• **The request**: Skip the pictures and quote all of the lines exactly.

◆ ◆ ◆ ◆ ◆

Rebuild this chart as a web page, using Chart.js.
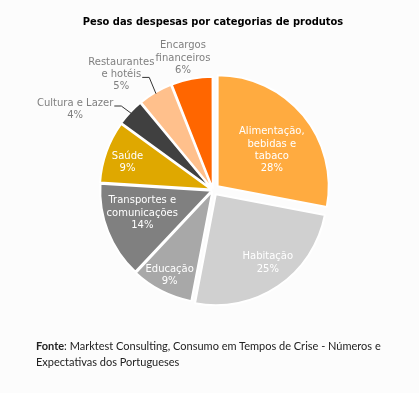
<!DOCTYPE html>
<html lang="pt">
  <head>
    <meta charset="UTF-8" />
    <title>Peso das despesas</title>
    <style>
      html, body { margin: 0; padding: 0; background: #fcfcfc; }
      .wrap { position: relative; width: 419px; height: 393px; }
      #pie { position: absolute; left: 0; top: 0; }
      .fonte {
        position: absolute; left: 36px; top: 338px;
        font: 11px Lato, sans-serif; line-height: 16px; color: #222;
      }
    </style>
  </head>
  <body>
    <div class="wrap">
      <canvas id="pie" width="419" height="339"></canvas>
      <div class="fonte"><b>Fonte</b>: Marktest Consulting, Consumo em Tempos de Crise - Números e<br />Expectativas dos Portugueses</div>
    </div>

    <script src="https://cdn.jsdelivr.net/npm/chart.js"></script>

    <script>
      const categories = [
        "Alimentação,\nbebidas e\ntabaco",
        "Habitação",
        "Educação",
        "Transportes e\ncomunicações",
        "Saúde",
        "Cultura e Lazer",
        "Restaurantes\ne hotéis",
        "Encargos\nfinanceiros",
      ];
      const values = [28, 25, 9, 14, 9, 4, 5, 6];

      const colors = ["#ffab40", "#d0d0d0", "#a8a8a8", "#808080", "#dfa800", "#404040", "#ffc08c", "#ff6600"];
      const offsets = [24, 20, 6, 6, 6, 6, 6, 6];
      // label placement: fraction of radius, angle shift in degrees
      const labelRadius = [0.64, 0.82, 0.86, 0.67, 0.81, 1.44, 1.33, 1.22];
      const labelShift = [5.5, -2.8, 0, 3.6, -1.8, -12.8, -7.8, -2];
      const leaderLine = [null, null, null, null, null, 0, 1, null];

      const sliceLabels = {
        id: "sliceLabels",
        afterDatasetsDraw(chart) {
          const ctx = chart.ctx;
          const meta = chart.getDatasetMeta(0);
          ctx.save();
          ctx.font = "10px 'DejaVu Sans'";
          ctx.textAlign = "center";
          ctx.textBaseline = "middle";
          meta.data.forEach((arc, i) => {
            const p = arc.getProps(["x", "y", "startAngle", "endAngle", "outerRadius"], true);
            const mid = (p.startAngle + p.endAngle) / 2;
            const a = mid + (labelShift[i] * Math.PI) / 180;
            const r = p.outerRadius * labelRadius[i];
            const cx = p.x + Math.cos(a) * r;
            const cy = p.y + Math.sin(a) * r;
            const lines = categories[i].split("\n").concat(values[i] + "%");
            const lh = 12.4;
            const y0 = cy - ((lines.length - 1) * lh) / 2;
            const outside = labelRadius[i] > 1;
            ctx.fillStyle = outside ? "#7f7f7f" : "#ffffff";
            lines.forEach((t, k) => ctx.fillText(t, cx, y0 + k * lh));

            // leader line for the small outer labels
            if (leaderLine[i] !== null) {
              const k = leaderLine[i];
              const ly = y0 + k * lh + 3;
              const lx = cx + ctx.measureText(lines[k]).width / 2 + 1;
              const ex = p.x + Math.cos(mid) * (p.outerRadius + 1);
              const ey = p.y + Math.sin(mid) * (p.outerRadius + 1);
              ctx.strokeStyle = "#333";
              ctx.lineWidth = 1;
              ctx.beginPath();
              ctx.moveTo(lx, ly);
              ctx.lineTo(lx + 7, ly);
              ctx.lineTo(ex, ey);
              ctx.stroke();
            }
          });
          ctx.restore();
        },
      };

      const chart = new Chart(document.getElementById("pie"), {
        type: "pie",
        data: {
          labels: categories,
          datasets: [
            {
              data: values,
              backgroundColor: colors,
              borderColor: "#ffffff",
              borderWidth: 2,
              offset: offsets,
              radius: 111,
            },
          ],
        },
        options: {
          responsive: false,
          animation: false,
          events: [],
          layout: { padding: { left: 60, right: 53, top: 0, bottom: 0 } },
          plugins: {
            legend: { display: false },
            tooltip: { enabled: false },
            title: {
              display: true,
              text: "Peso das despesas por categorias de produtos",
              color: "#000",
              font: { family: "'DejaVu Sans Condensed'", size: 11, weight: "bold" },
              padding: { top: 16, bottom: 12 },
            },
          },
        },
        plugins: [sliceLabels],
      });
    </script>
  </body>
</html>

◆ ◆ ◆ ◆ ◆

• **The solution**:
Rebuild this chart as a web page, using Chart.js.
<!DOCTYPE html>
<html lang="pt">
  <head>
    <meta charset="UTF-8" />
    <title>Peso das despesas</title>
    <style>
      html, body { margin: 0; padding: 0; background: #fcfcfc; }
      .wrap { position: relative; width: 419px; height: 393px; }
      #pie { position: absolute; left: 0; top: 0; }
      .fonte {
        position: absolute; left: 36px; top: 338px;
        font: 11px Lato, sans-serif; line-height: 16px; color: #222;
      }
    </style>
  </head>
  <body>
    <div class="wrap">
      <canvas id="pie" width="419" height="339"></canvas>
      <div class="fonte"><b>Fonte</b>: Marktest Consulting, Consumo em Tempos de Crise - Números e<br />Expectativas dos Portugueses</div>
    </div>

    <script src="https://cdn.jsdelivr.net/npm/chart.js"></script>

    <script>
      const categories = [
        "Alimentação,\nbebidas e\ntabaco",
        "Habitação",
        "Educação",
        "Transportes e\ncomunicações",
        "Saúde",
        "Cultura e Lazer",
        "Restaurantes\ne hotéis",
        "Encargos\nfinanceiros",
      ];
      const values = [28, 25, 9, 14, 9, 4, 5, 6];

      const colors = ["#ffab40", "#d0d0d0", "#a8a8a8", "#808080", "#dfa800", "#404040", "#ffc08c", "#ff6600"];
      const offsets = [24, 20, 6, 6, 6, 6, 6, 6];
      // label placement: fraction of radius, angle shift in degrees
      const labelRadius = [0.64, 0.82, 0.86, 0.67, 0.81, 1.44, 1.33, 1.22];
      const labelShift = [5.5, -2.8, 0, 3.6, -1.8, -12.8, -7.8, -2];
      const leaderLine = [null, null, null, null, null, 0, 1, null];

      const sliceLabels = {
        id: "sliceLabels",
        afterDatasetsDraw(chart) {
          const ctx = chart.ctx;
          const meta = chart.getDatasetMeta(0);
          ctx.save();
          ctx.font = "10px 'DejaVu Sans'";
          ctx.textAlign = "center";
          ctx.textBaseline = "middle";
          meta.data.forEach((arc, i) => {
            const p = arc.getProps(["x", "y", "startAngle", "endAngle", "outerRadius"], true);
            const mid = (p.startAngle + p.endAngle) / 2;
            const a = mid + (labelShift[i] * Math.PI) / 180;
            const r = p.outerRadius * labelRadius[i];
            const cx = p.x + Math.cos(a) * r;
            const cy = p.y + Math.sin(a) * r;
            const lines = categories[i].split("\n").concat(values[i] + "%");
            const lh = 12.4;
            const y0 = cy - ((lines.length - 1) * lh) / 2;
            const outside = labelRadius[i] > 1;
            ctx.fillStyle = outside ? "#7f7f7f" : "#ffffff";
            lines.forEach((t, k) => ctx.fillText(t, cx, y0 + k * lh));

            // leader line for the small outer labels
            if (leaderLine[i] !== null) {
              const k = leaderLine[i];
              const ly = y0 + k * lh + 3;
              const lx = cx + ctx.measureText(lines[k]).width / 2 + 1;
              const ex = p.x + Math.cos(mid) * (p.outerRadius + 1);
              const ey = p.y + Math.sin(mid) * (p.outerRadius + 1);
              ctx.strokeStyle = "#333";
              ctx.lineWidth = 1;
              ctx.beginPath();
              ctx.moveTo(lx, ly);
              ctx.lineTo(lx + 7, ly);
              ctx.lineTo(ex, ey);
              ctx.stroke();
            }
          });
          ctx.restore();
        },
      };

      const chart = new Chart(document.getElementById("pie"), {
        type: "pie",
        data: {
          labels: categories,
          datasets: [
            {
              data: values,
              backgroundColor: colors,
              borderColor: "#ffffff",
              borderWidth: 2,
              offset: offsets,
              radius: 111,
            },
          ],
        },
        options: {
          responsive: false,
          animation: false,
          events: [],
          layout: { padding: { left: 60, right: 53, top: 0, bottom: 0 } },
          plugins: {
            legend: { display: false },
            tooltip: { enabled: false },
            title: {
              display: true,
              text: "Peso das despesas por categorias de produtos",
              color: "#000",
              font: { family: "'DejaVu Sans Condensed'", size: 11, weight: "bold" },
              padding: { top: 16, bottom: 12 },
            },
          },
        },
        plugins: [sliceLabels],
      });
    </script>
  </body>
</html>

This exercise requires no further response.